Thursday, May 11, 2017

MERS - recorder of deeds

MERS et al. v. Recorder of Deeds, et al. – Cmwlth. Court (en banc) – May 4, 2017

Preliminary objections of MERS sustained in action by various recorders of deeds to collect filing fees under 21 P.S. 351 (Failure to record conveyance)

“[W]e agree with the court’s conclusion in Montgomery County that, “Section 351 does not issue a blanket command that all conveyances must be recorded; it states that a conveyance ‘shall be recorded’ in the appropriate place, or else the party risks losing his interest in the property to a bona fide purchaser.” 795 F.3d at 377. While the plain language of Section 351 “informs property owners of what steps they must take in order to safeguard their interests [it] does not in any way state or imply that failure to record constitutes [an enforceable] violation of the statute . . . .” 795 F.3d at 377-78.  Our conclusion is grounded in the clear language of the statute, and it also is supported by a body of case law interpreting Pennsylvania recording laws that specifically addresses the purpose of those statutes and the effect of a failure to record an interest in land.
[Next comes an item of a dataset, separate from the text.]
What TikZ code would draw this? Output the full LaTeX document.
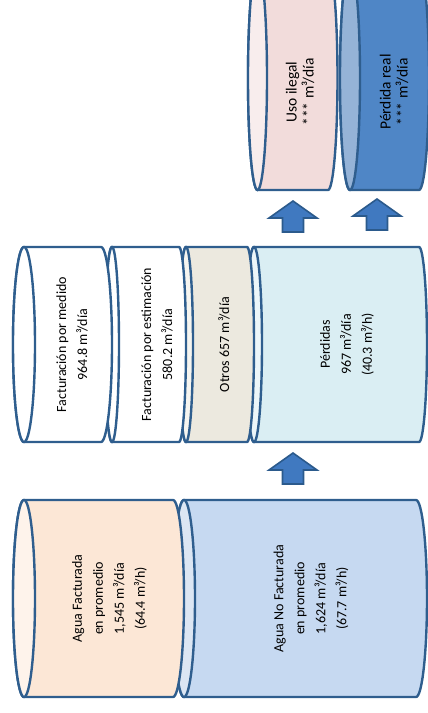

“[We are not called upon to evaluate how MERS impacts various constituencies or to adjudicate whether MERS is good or bad.” 795 F.3d at 379. To the extent that public policy matters are implicated in this appeal, there is no question that matters of public policy are solely committed to the legislature, and not this Court.”

Dissent (Brobson, McCullough, Covey)
Although I may ultimately adopt the majority’s view on the merits, a whiff of doubt remains. I, therefore, would prefer to see this matter mature past the pleadings stage before rendering a final judgment on either the proper
construction of Section 1 of the Act of May 12, 1925, P.L. 613, as amended, 21 P.S. § 351, or the authority of the Recorders to maintain their declaratory judgment actions.